Par conséquent, les craintes de perte de contrôle concernent la technologie plutôt que le capital de l'entreprise. Une ingénierie contractuelle est possible pour garantir la propriété intellectuelle mais évidemment, le grand groupe aura toujours intérêt à pouvoir l'utiliser en interne au service de ses métiers. Quand bien même l'horizon d'investissement n'est pas une contrainte, la confiance et l'alignement des valeurs entre la startup et le grand groupe sont indispensables. Les discussions préliminaires en ce sens prennent d'ailleurs plus de temps que dans le cadre d'un rapprochement avec un fonds classique. 

Une relation startups-grand groupes toujours imparfaite

D'après un rapport de BCG et Raiselab, 36% des représentants des CVC estiment que ces opérations sont des échecs notamment à cause de divergences de point de vue qui engendrent souvent des frustrations. Sur cette question, Yann Coïc estime que ces relations se sont améliorées malgré le temps d'exécution très long dans les grands groupes. « C'est là que les divergences apparaissent, d'où l'importance d'avoir un alignement robuste en amont », complète-t-il.

« Cette frustration est réelle mais la probabilité d'un échec doit toujours être prise en compte, renchérit Laurent Charon. Notre rôle est aussi de poursuivre notre accompagnement quoi qu’il arrive ». Face à ce réel challenge, ce dernier estime que les grands groupes doivent chercher à garantir « une relation client-fournisseur équilibrée » malgré la différence de taille. Cela passe également par une méthode éprouvée pour assurer l'intermédiation entre les deux parties.
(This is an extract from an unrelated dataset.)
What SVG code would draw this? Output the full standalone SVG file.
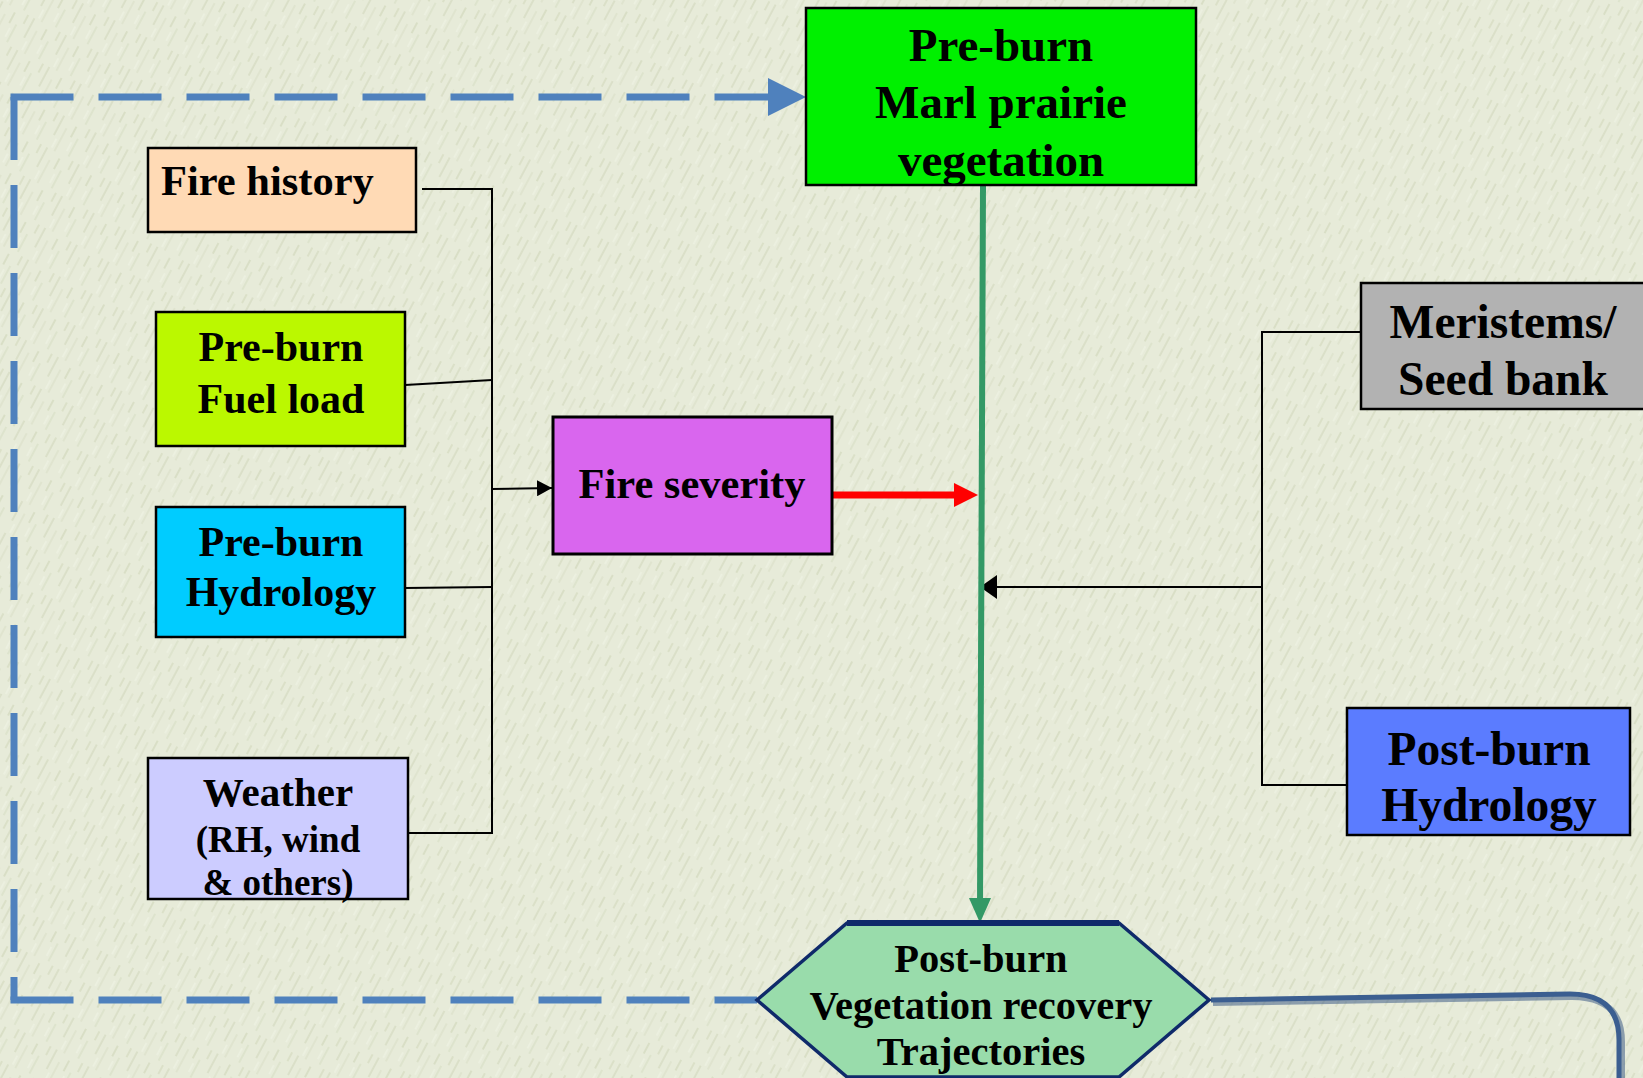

Même son de cloche du côté de Jean-Baptiste Cousin qui distingue « deux mondes différents qui essayent de se parler et les enjeux politiques rencontrés en interne dans les grands groupes ralentissent grandement la prise de décision ». Ce dernier rappelle d'ailleurs que « le nombre de fusions-acquisitions qui se passent mal reste assez important ».

Face au contexte de resserrement persistant des financements en venture capital, les startups ont tout à gagner à se rapprocher des CVC. Encore faut-il décrocher une relation de confiance saine et se lancer en connaissance de cause.